▸ Records excerpted from a collection
## start
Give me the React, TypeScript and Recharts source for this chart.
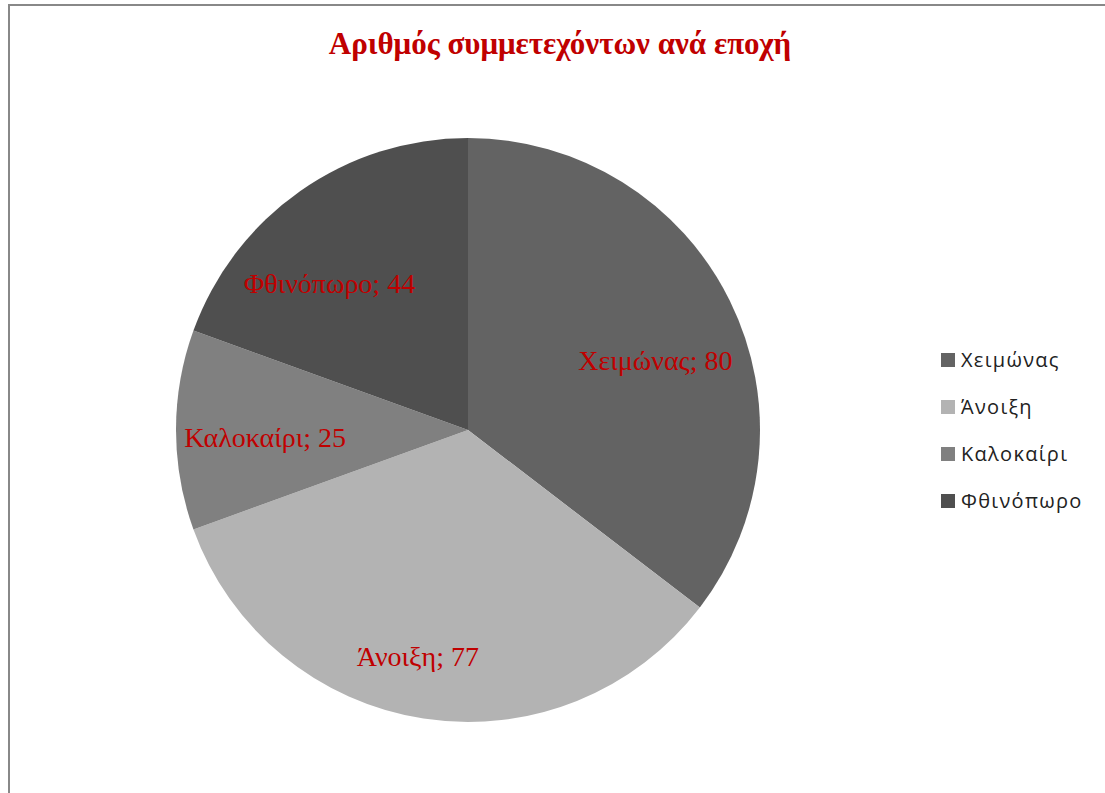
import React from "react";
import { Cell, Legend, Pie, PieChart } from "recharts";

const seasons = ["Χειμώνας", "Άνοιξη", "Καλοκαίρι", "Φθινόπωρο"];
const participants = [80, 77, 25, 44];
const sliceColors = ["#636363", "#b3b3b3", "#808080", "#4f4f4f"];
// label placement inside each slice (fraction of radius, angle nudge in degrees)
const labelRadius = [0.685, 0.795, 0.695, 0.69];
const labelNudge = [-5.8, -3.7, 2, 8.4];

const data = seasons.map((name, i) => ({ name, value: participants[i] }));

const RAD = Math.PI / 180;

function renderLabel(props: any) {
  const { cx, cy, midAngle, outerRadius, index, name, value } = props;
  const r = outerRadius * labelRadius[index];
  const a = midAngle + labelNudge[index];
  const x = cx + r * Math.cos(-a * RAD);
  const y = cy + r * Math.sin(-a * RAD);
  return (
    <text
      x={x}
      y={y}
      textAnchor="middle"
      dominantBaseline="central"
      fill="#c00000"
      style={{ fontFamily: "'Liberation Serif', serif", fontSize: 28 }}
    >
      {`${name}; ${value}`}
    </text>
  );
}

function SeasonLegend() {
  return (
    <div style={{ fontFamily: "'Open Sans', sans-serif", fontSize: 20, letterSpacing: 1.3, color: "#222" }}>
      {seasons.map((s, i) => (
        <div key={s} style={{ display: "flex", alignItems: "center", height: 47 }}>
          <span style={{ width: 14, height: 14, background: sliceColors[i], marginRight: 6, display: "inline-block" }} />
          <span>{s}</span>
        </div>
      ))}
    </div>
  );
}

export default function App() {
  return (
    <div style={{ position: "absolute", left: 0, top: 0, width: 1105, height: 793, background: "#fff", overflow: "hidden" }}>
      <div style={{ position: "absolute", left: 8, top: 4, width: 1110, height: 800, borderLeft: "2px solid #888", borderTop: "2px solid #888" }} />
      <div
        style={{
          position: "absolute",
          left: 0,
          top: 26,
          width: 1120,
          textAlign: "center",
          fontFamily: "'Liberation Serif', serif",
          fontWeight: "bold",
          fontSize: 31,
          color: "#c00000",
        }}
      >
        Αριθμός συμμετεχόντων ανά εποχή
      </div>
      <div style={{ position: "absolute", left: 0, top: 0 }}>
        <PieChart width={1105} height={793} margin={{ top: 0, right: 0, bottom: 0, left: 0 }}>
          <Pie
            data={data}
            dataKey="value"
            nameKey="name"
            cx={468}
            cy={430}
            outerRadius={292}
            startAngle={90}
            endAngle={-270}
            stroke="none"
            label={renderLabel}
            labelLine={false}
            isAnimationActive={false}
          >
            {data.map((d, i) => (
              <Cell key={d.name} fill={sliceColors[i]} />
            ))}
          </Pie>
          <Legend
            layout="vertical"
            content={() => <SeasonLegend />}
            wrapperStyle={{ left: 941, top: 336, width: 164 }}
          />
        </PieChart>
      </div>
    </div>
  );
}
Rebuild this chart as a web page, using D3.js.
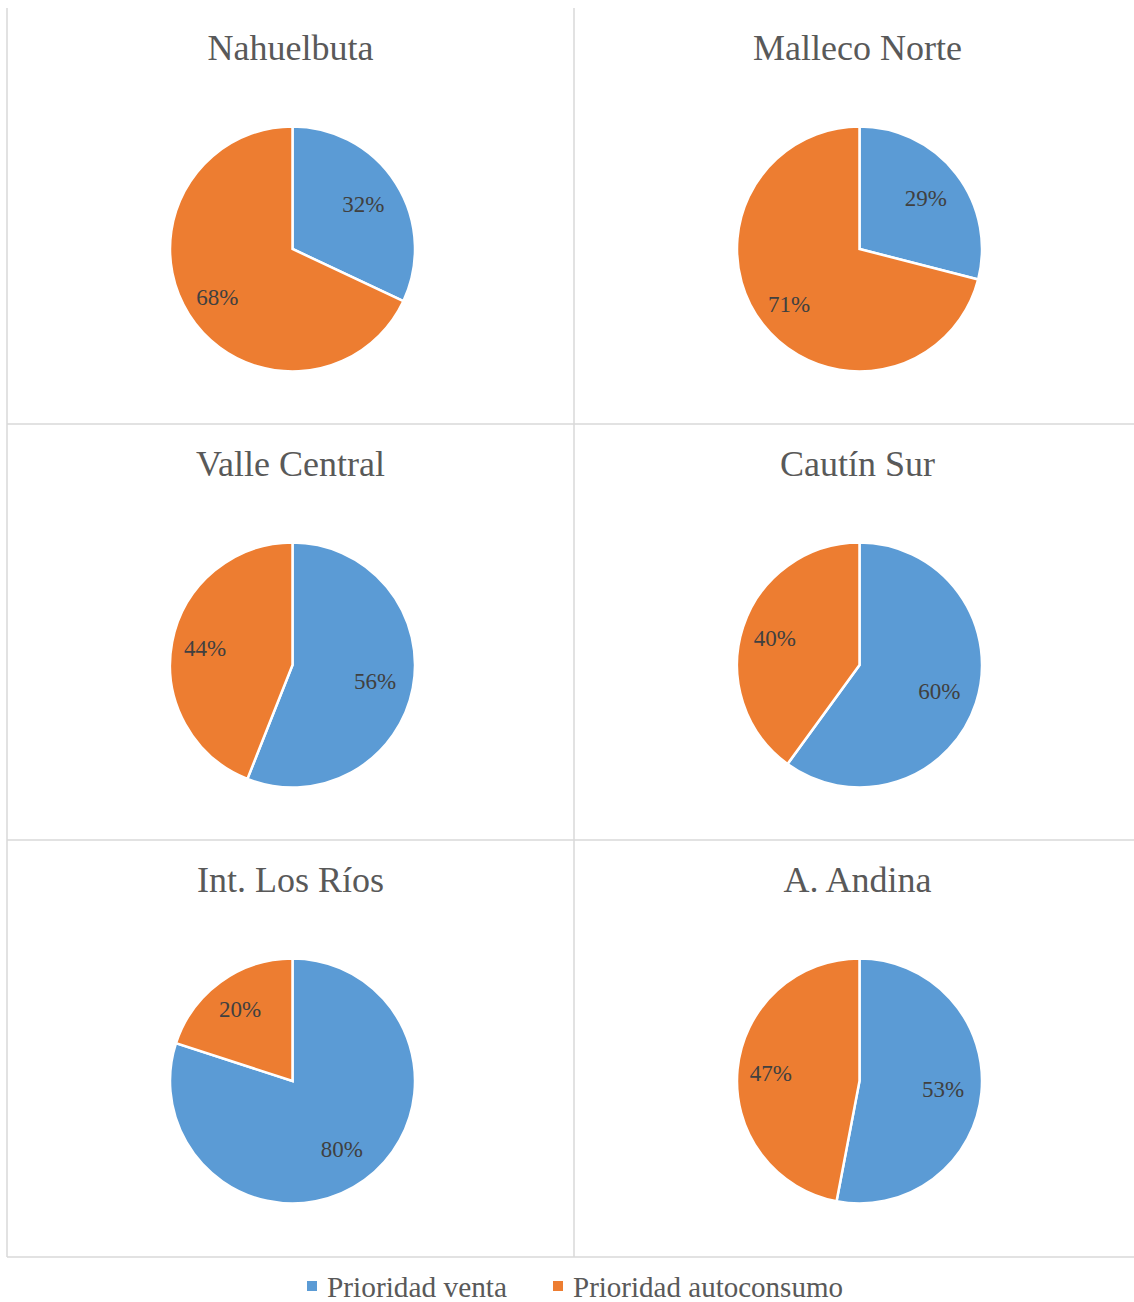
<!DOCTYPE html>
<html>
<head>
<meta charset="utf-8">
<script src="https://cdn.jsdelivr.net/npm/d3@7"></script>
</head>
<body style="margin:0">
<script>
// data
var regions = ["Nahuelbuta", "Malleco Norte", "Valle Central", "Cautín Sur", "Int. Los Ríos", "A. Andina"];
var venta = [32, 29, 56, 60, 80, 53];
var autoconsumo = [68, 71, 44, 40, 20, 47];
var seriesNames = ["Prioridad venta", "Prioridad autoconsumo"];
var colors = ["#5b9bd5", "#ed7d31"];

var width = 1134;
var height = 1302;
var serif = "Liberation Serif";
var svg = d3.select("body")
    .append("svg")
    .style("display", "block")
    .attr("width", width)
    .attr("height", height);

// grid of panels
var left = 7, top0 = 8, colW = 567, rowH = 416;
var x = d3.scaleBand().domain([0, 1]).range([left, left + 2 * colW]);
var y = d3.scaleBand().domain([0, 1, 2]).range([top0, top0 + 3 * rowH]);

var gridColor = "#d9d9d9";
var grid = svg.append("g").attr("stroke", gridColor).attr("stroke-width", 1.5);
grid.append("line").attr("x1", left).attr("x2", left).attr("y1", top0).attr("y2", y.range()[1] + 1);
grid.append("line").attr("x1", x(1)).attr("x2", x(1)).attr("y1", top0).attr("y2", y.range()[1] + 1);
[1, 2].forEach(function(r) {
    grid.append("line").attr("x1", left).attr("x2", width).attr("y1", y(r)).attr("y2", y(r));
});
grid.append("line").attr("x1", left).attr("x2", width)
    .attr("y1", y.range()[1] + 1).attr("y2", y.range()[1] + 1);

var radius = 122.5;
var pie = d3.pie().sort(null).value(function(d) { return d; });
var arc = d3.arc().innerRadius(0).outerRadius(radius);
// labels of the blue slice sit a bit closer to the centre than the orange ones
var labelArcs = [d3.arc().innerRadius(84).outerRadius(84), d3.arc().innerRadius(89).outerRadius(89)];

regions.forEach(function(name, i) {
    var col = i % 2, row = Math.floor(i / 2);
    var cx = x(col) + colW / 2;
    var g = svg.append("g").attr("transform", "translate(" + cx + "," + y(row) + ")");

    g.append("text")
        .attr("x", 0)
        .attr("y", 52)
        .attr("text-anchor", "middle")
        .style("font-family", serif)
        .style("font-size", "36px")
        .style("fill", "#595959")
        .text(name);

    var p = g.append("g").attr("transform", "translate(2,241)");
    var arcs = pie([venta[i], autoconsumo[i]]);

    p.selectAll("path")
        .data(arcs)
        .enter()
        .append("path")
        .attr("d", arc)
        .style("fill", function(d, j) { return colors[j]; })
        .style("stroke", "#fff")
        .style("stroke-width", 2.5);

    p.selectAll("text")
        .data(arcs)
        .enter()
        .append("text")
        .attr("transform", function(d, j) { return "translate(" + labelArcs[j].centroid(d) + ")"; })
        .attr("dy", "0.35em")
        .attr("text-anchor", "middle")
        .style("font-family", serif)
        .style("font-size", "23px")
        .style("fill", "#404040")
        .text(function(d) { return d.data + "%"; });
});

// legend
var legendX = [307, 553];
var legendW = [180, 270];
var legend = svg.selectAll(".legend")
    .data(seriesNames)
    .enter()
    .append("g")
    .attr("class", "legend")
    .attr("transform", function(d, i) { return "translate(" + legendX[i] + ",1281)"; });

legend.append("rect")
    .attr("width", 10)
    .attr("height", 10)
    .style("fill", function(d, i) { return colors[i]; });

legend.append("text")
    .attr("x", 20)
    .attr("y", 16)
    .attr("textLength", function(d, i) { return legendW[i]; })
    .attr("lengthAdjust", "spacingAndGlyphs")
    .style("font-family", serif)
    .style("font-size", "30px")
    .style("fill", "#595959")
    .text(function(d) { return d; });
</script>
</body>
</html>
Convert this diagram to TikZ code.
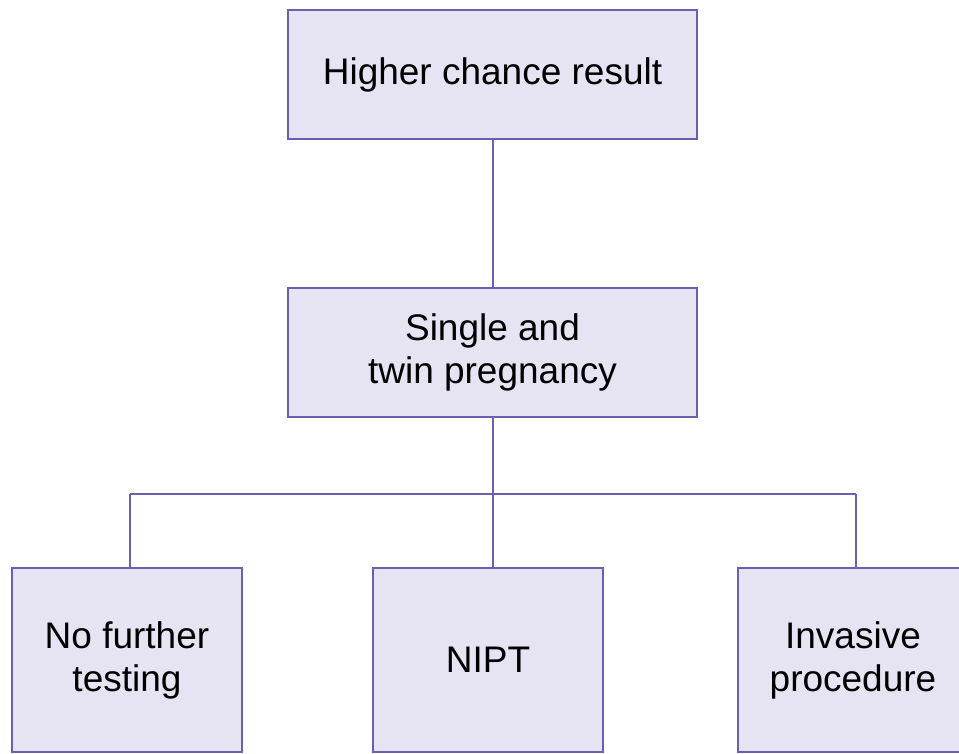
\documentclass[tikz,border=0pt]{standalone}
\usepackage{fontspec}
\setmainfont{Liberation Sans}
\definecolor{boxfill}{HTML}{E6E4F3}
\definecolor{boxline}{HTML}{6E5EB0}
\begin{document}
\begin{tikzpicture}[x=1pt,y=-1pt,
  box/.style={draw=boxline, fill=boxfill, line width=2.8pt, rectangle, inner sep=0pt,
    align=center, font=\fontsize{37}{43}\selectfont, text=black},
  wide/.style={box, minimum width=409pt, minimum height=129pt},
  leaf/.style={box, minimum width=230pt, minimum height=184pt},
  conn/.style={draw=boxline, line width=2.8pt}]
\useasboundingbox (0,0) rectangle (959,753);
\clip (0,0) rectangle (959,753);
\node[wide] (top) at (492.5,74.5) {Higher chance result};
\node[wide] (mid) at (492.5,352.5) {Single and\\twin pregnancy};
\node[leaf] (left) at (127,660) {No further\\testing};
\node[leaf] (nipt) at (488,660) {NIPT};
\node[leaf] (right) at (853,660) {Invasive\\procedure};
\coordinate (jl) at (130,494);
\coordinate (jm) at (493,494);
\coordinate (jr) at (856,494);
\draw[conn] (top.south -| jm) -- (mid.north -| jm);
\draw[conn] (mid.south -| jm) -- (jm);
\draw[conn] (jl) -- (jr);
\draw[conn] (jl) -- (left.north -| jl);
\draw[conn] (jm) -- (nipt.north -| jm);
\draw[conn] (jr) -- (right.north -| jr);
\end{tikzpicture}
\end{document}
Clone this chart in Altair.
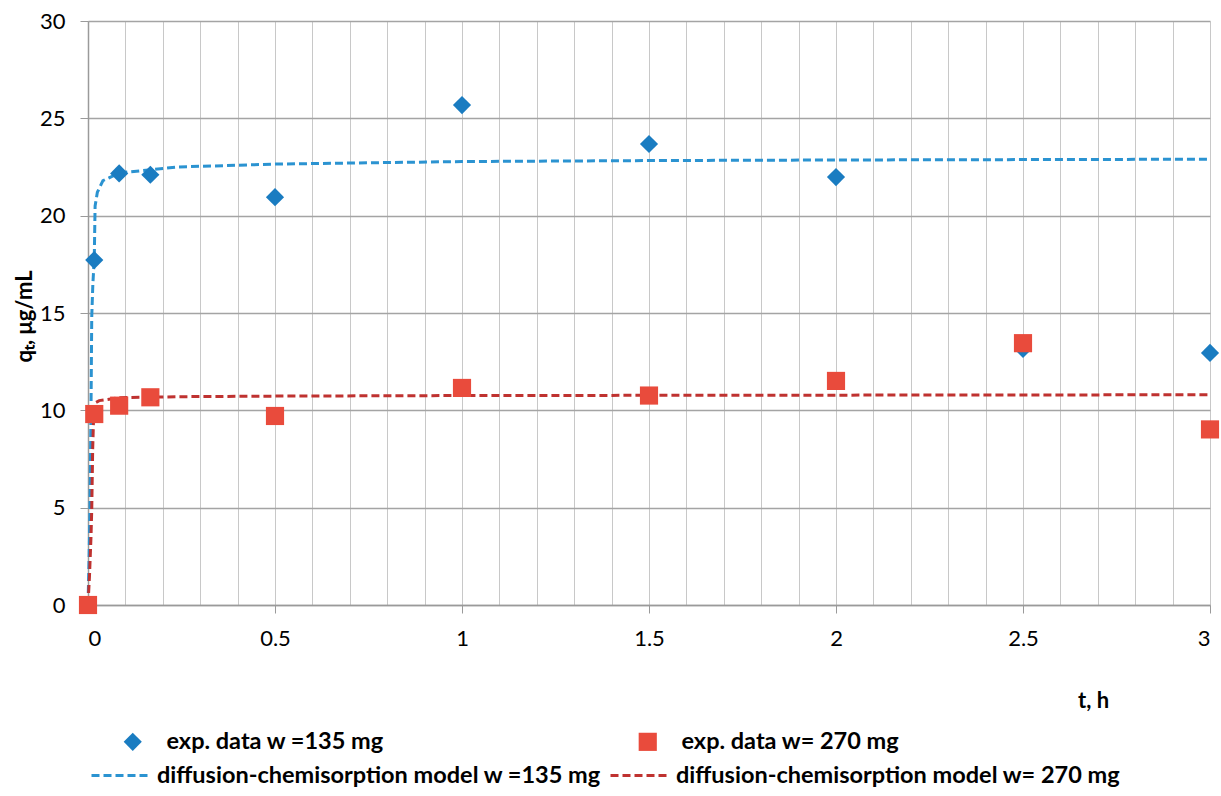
## end
▸ Written exercise
Track down every line with the word "React" and copy it.

▸ Response to the exercise
Give me the React, TypeScript and Recharts source for this chart.
import React from "react";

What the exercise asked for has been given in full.